WoW Midnight Returning Player Guide: The Best First Steps After Returning

17 Mar 2026
70 Views
WoW Midnight Returning Player Guide: The Best First Steps After Returning

Returning to World of Warcraft in Midnight is much easier than it used to be, but only if you stop doing the low-value cleanup that kills momentum. The fastest way to ruin a comeback is to spend your first sessions sorting ancient bags, chasing abandoned quests, rebuilding a perfect UI before touching current content, and trying to understand every new system at once. That creates activity without actually moving your character forward. Midnight gives returning players a much cleaner route back into the game, and the smart move is to use it instead of recreating old friction for yourself.

Blizzard has made re-entry far less punishing than it was in older expansions. There is now a dedicated Catch Up Experience, a compressed recap of The War Within, stronger account-wide Warband value, clearer progression tracking, and better onboarding for players whose class muscle memory is gone. The goal is not to master everything immediately. The goal is to get functional fast, understand what matters now, and leave secondary cleanup for later.

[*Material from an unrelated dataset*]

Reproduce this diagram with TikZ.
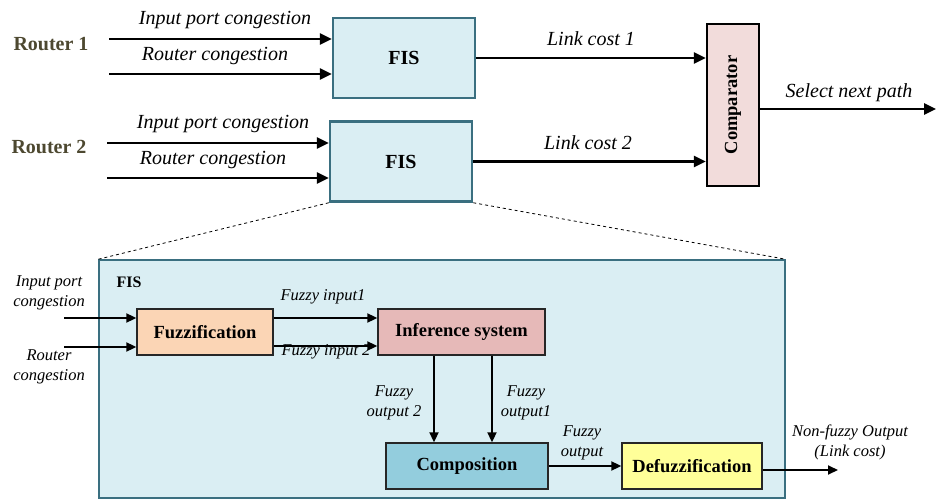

Start With the Catch Up Experience Instead of Wrestling Old Clutter

The best first step is the Catch Up Experience. Blizzard built it for the exact player who logs into an old character and immediately gets buried under forgotten quests, outdated bars, and baggage from expansions that no longer matter. From the Campsite on the character-select screen, you can start a guided return path that temporarily hides your existing quests, refreshes both your class basics and the current game, and ends with appropriate gear plus tailored suggestions for what to do next. That is a far better opening than manually untangling years of leftovers just because it feels responsible.

If you skipped most or all of The War Within, the recap route is also the right call. Midnight continues the broader story, but Blizzard no longer expects returning players to replay everything at full length just to understand the current expansion. The recap covers the important story beats in a few hours and gets you moving again much faster. That is enough for a return path. You do not need to turn story catch-up into a separate project before you are allowed to play live content.

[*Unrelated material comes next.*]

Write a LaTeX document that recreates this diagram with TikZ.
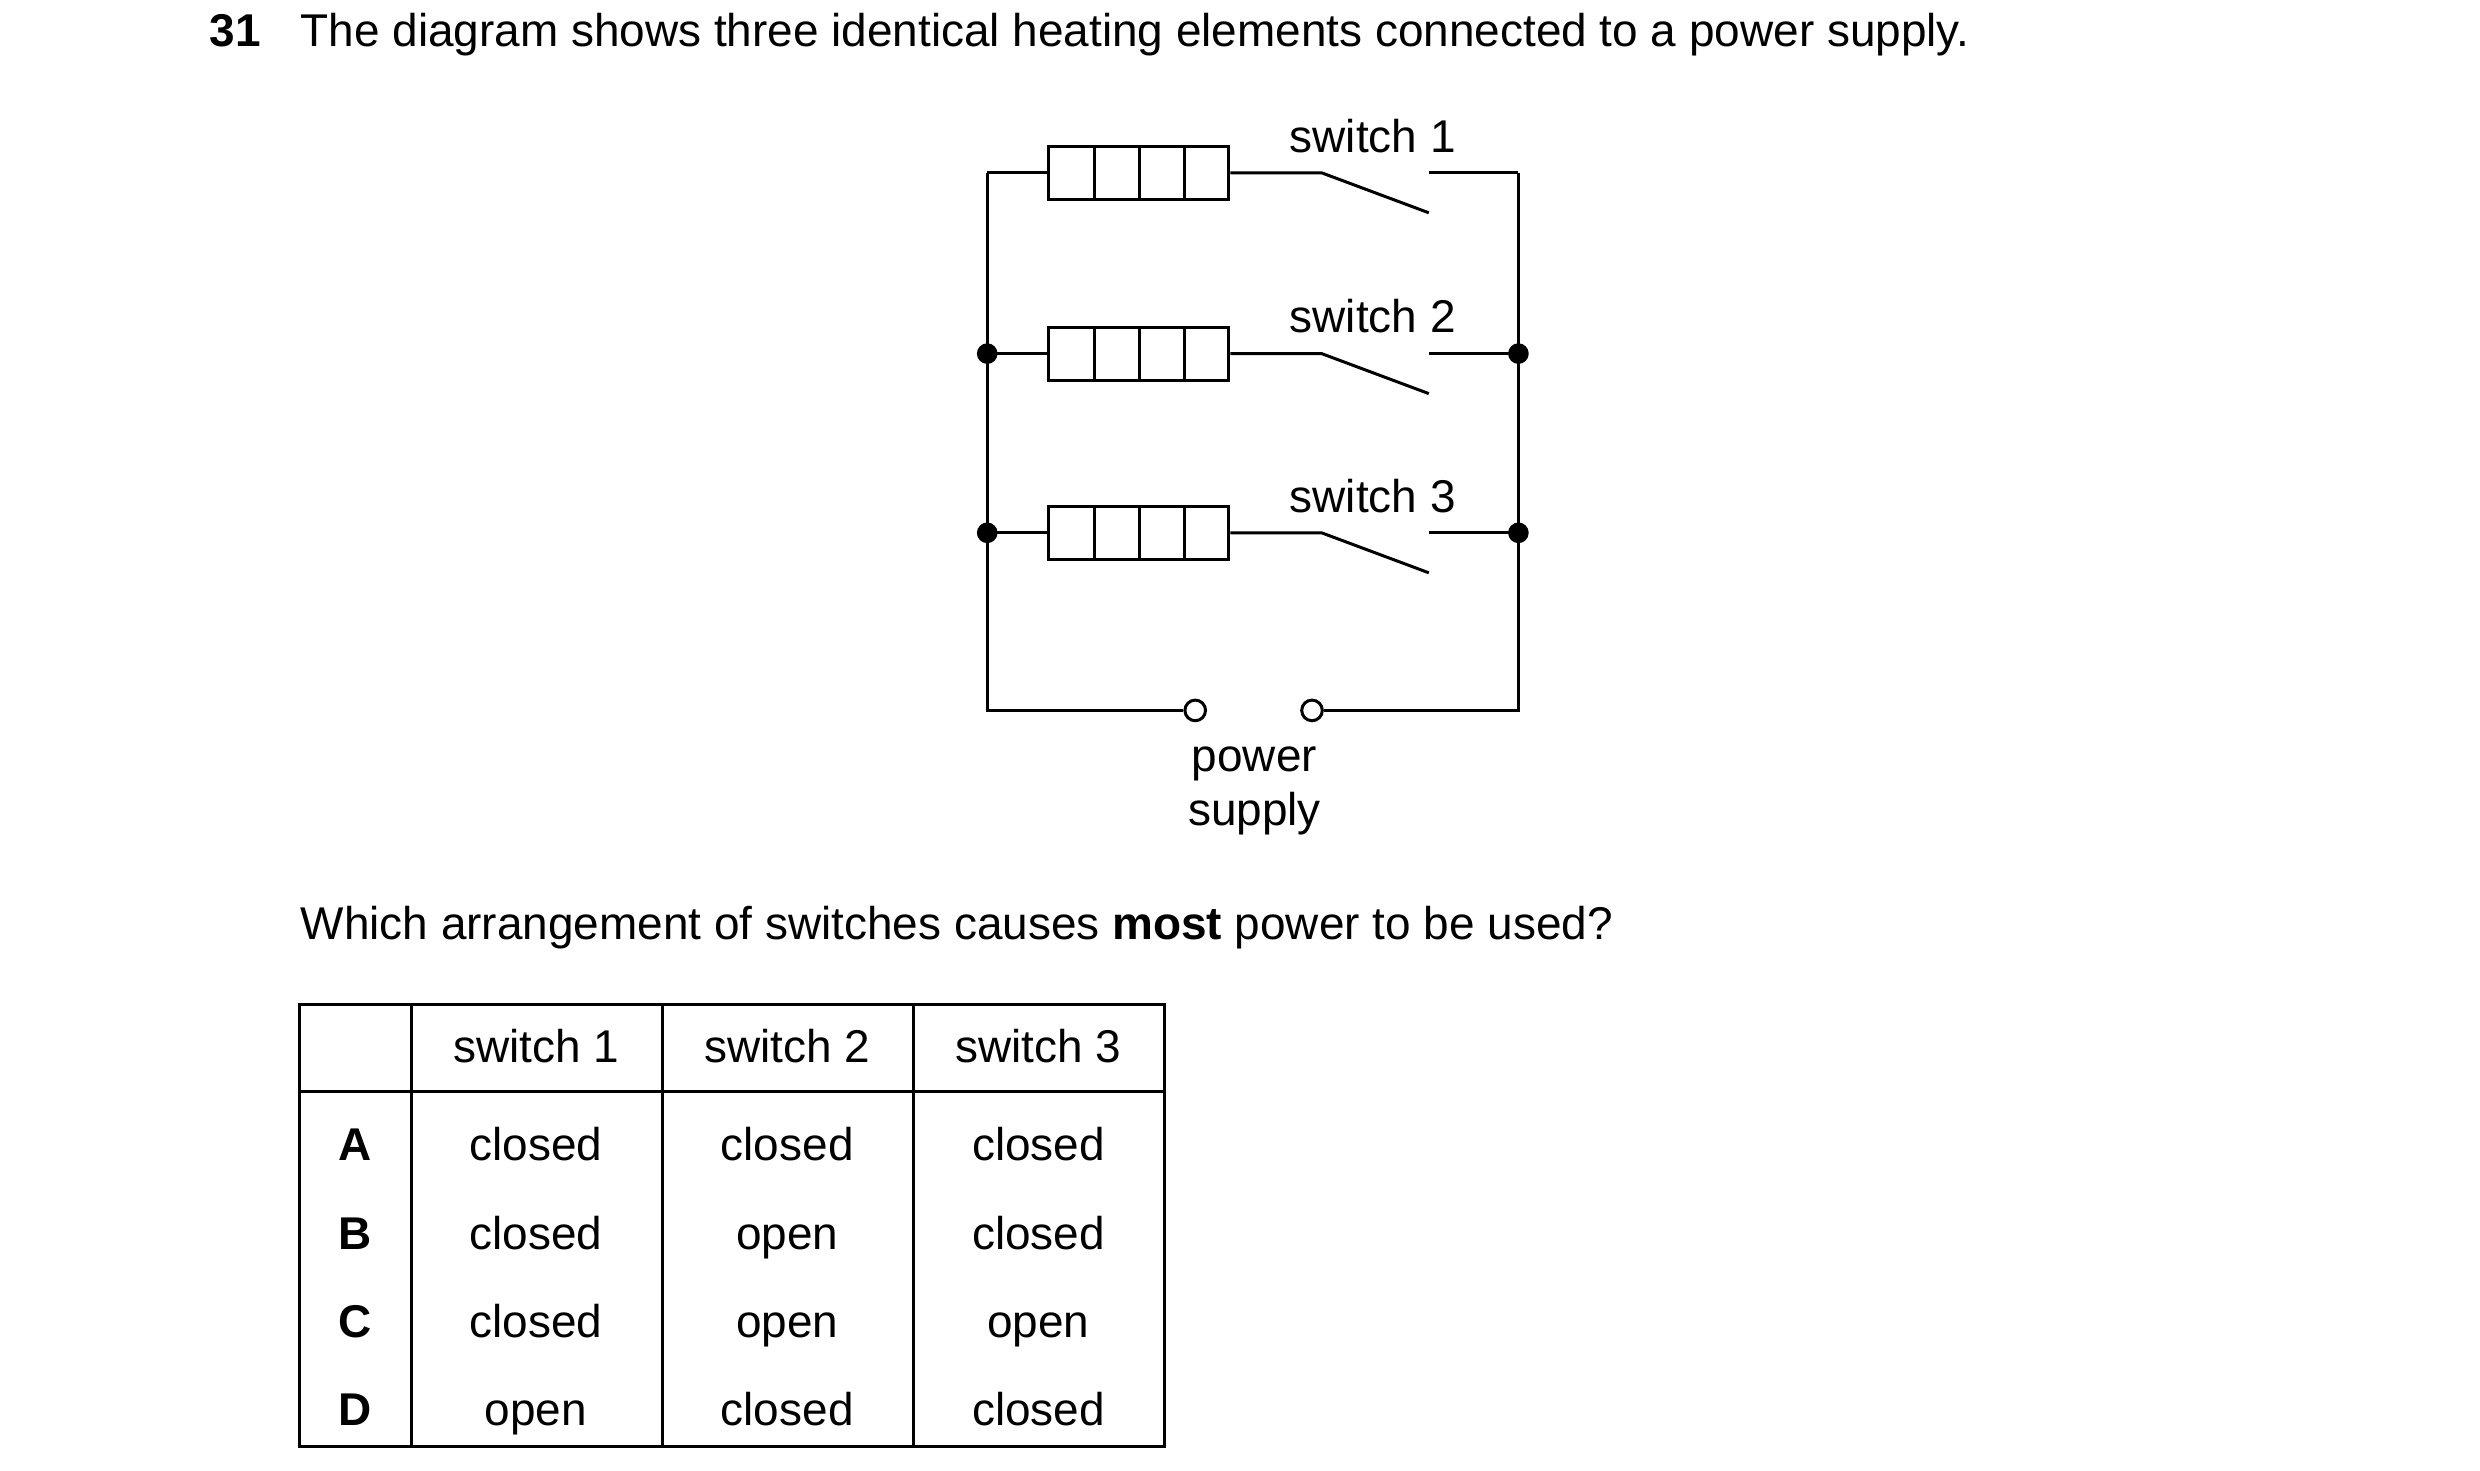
\documentclass[tikz,border=0pt]{standalone}
\usepackage{fontspec}
\setmainfont{Liberation Sans}
\begin{document}
\begin{tikzpicture}[x=0.03cm,y=-0.03cm,line width=1.6pt,
  txt/.style={font=\fontsize{24.5}{29}\selectfont,inner sep=0pt,anchor=base},
  dot/.style={circle,fill=black,inner sep=0pt,minimum size=11pt},
  term/.style={circle,draw,fill=white,inner sep=0pt,minimum size=11pt},
  res/.style={draw,minimum width=113*0.03cm,minimum height=33*0.03cm,inner sep=0pt}]
\useasboundingbox (0,0) rectangle (1550,919);
\node[txt,font=\fontsize{24.5}{29}\selectfont\bfseries,anchor=base west] (num) at (130,29) {31};
\node[txt,anchor=base west] (title) at (187,29) {The diagram shows three identical heating elements connected to a power supply.};
\foreach \i/\y in {1/108,2/221,3/333}{
  \node[res] (r\i) at (711.5,\y) {};
  \draw (684,\y-16.5) -- (684,\y+16.5) (712,\y-16.5) -- (712,\y+16.5) (740,\y-16.5) -- (740,\y+16.5);
  \coordinate (sa\i) at (826,\y);
  \coordinate (sb\i) at (893,\y+25);
  \coordinate (sc\i) at (893,\y);
  \coordinate (L\i) at (617,\y);
  \coordinate (R\i) at (949,\y);
  \draw (r\i.east) -- (sa\i) -- (sb\i);
  \draw (sc\i) -- (R\i);
  \draw (L\i) -- (r\i.west);
  \node[txt] (sw\i) at (858,\y-13) {switch \i};
}
\coordinate (BL) at (617,444);
\coordinate (BR) at (949,444);
\node[term] (t1) at (747,444) {};
\node[term] (t2) at (820,444) {};
\draw (L1) -- (BL) -- (t1);
\draw (R1) -- (BR) -- (t2);
\node[dot] at (L2) {};\node[dot] at (L3) {};
\node[dot] at (R2) {};\node[dot] at (R3) {};
\node[txt] (pw) at (784,482) {power};
\node[txt] (ps) at (784,516) {supply};
\node[txt,anchor=base west] (q) at (187,587) {Which arrangement of switches causes \textbf{most} power to be used?};
\draw (187,628) rectangle (728,904);
\draw (187,682) -- (728,682);
\foreach \x in {257,414,571} \draw (\x,628) -- (\x,904);
\node[txt] at (335,664) {switch 1};
\node[txt] at (492,664) {switch 2};
\node[txt] at (649,664) {switch 3};
\foreach \l/\a/\b/\c/\y in {A/closed/closed/closed/725,B/closed/open/closed/781,C/closed/open/open/836,D/open/closed/closed/891}{
  \node[txt,font=\fontsize{24.5}{29}\selectfont\bfseries] at (222,\y) {\l};
  \node[txt] at (335,\y) {\a};
  \node[txt] at (492,\y) {\b};
  \node[txt] at (649,\y) {\c};
}
\end{tikzpicture}
\end{document}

Why Old Cleanup Habits Slow Returning Players Down

A lot of players still come back with an outdated WoW mindset: clean absolutely everything first, then maybe start playing. Midnight makes that approach even worse than it used to be because the game already offers a cleaner bridge back in. Bag perfectionism, abandoned side quests, transmog micromanagement, and endless interface tuning all feel productive because they are familiar, not because they are useful. They rarely help you get current, and they often burn the little momentum a returning player has.

The smarter rule is simple. Use the systems that remove friction first, then clean up whatever still matters later. Once your character is current and stable again, a lot of old clutter stops feeling important on its own. That is exactly why doing it first is such a bad trade.

Warbands, Combat Helpers, and Delves Are the Real Return Toolkit


If you have been away since before The War Within, Warbands are one of the first systems you should understand because they change how progress works across your account. Shared renown, the Warband bank, broader achievement value, and wider appearance sharing mean your roster is no longer a pile of isolated characters in the way older WoW trained players to expect. Returning players who still think character by character usually create more logistical work for themselves than Midnight actually requires.

Combat re-entry is also less punishing now because Blizzard finally added tools that help rusty players get moving again. Single-Button Assistant can handle a prioritized damage sequence based on your talents, and Assisted Highlight points toward the next recommended damage ability. These tools are useful because they reduce hesitation when your bars feel unfamiliar and your spec no longer plays the way it did the last time you were active. They are not a replacement for learning your class properly, and they should not become permanent crutches, but they are very effective for getting back on your feet. That matters even more in Midnight because Apex Talents on the road to level 90 push familiar specs further, so old habits do not always line up cleanly with current gameplay.

Once your class feels less awkward, Delves are one of the cleanest ways to move into current content without forcing immediate group pressure. They are short, replayable, role-flexible, and designed to work solo or with friends plus an NPC companion. For a returning player, that makes them a practical first progression lane because they let you rebuild rhythm, awareness, and confidence while still earning relevant rewards. Jumping straight into harder group content can wait until your bars, movement, and decision-making feel natural again.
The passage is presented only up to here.